The discontent in the latest ABC News/Washington Post poll is palpable. Despite its fitful gains, seven in 10 Americans rate the nation’s economy negatively and just 28 percent say it’s getting better. In a now-customary result, 68 percent say the country’s seriously off on the wrong track.
You have to hand it to ABC in really trying to be polite, actually describing the economy as having “fitful gains” rather than the usual diatribe about the Establishment Survey’s robustitude and direct deference to the conventional narrative about how good everything is. This gets back to the primary influence of the QE’s, or what was thought about them in the Bernanke age. Though this may be but one story reflecting the broader shift in sentiment about monetarism, there are other anecdotes that even media reporting is not so monolithic now, instead being forced by this kind of reality to bend toward accepting interpretations beyond orthodox economics.
QE was supposed to make people “feel” better about pretty much everything, reinforcing that positivism via asset prices if nothing else. The record high stock prices (or at least for some of the indices) were meant as a signal to “don’t worry, be happy.” Orthodox economics treats recessions now as almost fully devolved to unsophisticated emotion (undue “pessimism” seems to dominate recessions, confusing cause and effect in this convention – recessions and their precursors cause pessimism not the other way around), so an emotional response seemed to them so very appropriate.
Instead, no “animal spirits” have been revived other than raw greed toward a third episode of “easy money” in stocks and elsewhere (low default rates in corporate credit, especially junk, is a peak signal of bubble behavior, not representative of a new and permanent plateau of prosperity). So it has to be very concerning, in considering what to do after dismantling everything that Bernanke built up, that the psychology seems to only penetrate the most shallow and pliable surfaces. That is not something upon which to base an economic foundation.

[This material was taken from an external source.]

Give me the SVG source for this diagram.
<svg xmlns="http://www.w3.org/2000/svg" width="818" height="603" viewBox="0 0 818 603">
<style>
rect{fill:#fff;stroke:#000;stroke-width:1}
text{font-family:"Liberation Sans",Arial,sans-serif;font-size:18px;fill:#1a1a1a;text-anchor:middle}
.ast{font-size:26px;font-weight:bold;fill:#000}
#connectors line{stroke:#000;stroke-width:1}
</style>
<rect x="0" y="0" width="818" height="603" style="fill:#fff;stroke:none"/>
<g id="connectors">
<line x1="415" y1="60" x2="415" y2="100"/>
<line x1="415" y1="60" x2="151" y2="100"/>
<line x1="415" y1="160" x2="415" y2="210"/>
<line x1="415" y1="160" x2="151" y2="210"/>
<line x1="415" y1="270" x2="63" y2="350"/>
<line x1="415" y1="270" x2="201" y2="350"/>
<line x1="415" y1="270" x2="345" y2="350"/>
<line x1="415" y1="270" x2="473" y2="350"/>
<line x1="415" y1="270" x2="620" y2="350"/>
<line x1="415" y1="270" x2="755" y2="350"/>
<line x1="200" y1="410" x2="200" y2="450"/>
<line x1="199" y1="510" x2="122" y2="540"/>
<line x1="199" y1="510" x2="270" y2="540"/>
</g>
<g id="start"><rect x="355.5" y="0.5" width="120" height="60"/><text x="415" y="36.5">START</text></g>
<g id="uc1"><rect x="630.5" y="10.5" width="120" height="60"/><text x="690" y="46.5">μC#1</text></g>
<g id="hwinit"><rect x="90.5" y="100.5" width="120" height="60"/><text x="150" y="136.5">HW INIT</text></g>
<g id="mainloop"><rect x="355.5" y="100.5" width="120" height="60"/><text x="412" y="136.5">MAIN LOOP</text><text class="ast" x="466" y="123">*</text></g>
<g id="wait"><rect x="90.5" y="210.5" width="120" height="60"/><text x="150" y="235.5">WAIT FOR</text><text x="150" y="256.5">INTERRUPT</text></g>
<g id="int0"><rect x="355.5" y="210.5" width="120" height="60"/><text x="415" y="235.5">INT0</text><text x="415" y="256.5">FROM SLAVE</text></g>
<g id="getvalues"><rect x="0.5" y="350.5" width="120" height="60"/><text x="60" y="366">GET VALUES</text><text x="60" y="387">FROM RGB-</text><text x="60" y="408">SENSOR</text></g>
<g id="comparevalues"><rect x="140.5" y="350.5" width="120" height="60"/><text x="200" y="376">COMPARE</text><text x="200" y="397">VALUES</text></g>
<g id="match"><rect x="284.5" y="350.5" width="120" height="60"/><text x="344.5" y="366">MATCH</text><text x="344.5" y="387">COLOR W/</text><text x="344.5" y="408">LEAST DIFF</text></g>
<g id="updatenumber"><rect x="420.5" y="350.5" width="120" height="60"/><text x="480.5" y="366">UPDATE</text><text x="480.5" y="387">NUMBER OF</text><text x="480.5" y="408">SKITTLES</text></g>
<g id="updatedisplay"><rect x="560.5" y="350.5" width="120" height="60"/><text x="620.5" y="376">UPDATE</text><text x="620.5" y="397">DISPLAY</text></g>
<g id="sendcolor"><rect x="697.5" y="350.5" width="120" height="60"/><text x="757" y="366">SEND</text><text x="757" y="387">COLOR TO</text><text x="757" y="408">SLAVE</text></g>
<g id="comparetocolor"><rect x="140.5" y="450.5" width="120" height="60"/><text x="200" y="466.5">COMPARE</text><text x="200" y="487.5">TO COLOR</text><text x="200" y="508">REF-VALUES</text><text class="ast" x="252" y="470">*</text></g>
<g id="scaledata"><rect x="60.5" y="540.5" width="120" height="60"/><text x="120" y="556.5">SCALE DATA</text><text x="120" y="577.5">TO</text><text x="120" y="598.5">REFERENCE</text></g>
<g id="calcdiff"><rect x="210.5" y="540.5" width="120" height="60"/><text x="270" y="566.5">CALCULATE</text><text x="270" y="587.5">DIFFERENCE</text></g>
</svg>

In other words, if QE is (was, at least for the third and fourth installments) psychology and the majority psychology is still so deeply pessimistic as to be the primary voter concern for an election years later, then QE simply doesn’t work – at all.
So, again, where it may represent a step forward for central banks to actually see this for what it means, they have not arrived yet at the full truth. They still see monetarism as valid, and only the means of monetarism in this case, QE, as being invalidated. Instead, as Japan’s history has shown quite clearly, and now Europe and probably the US in short order, QE is representative of the broad failure of monetarism. It’s now a race to the third bubble.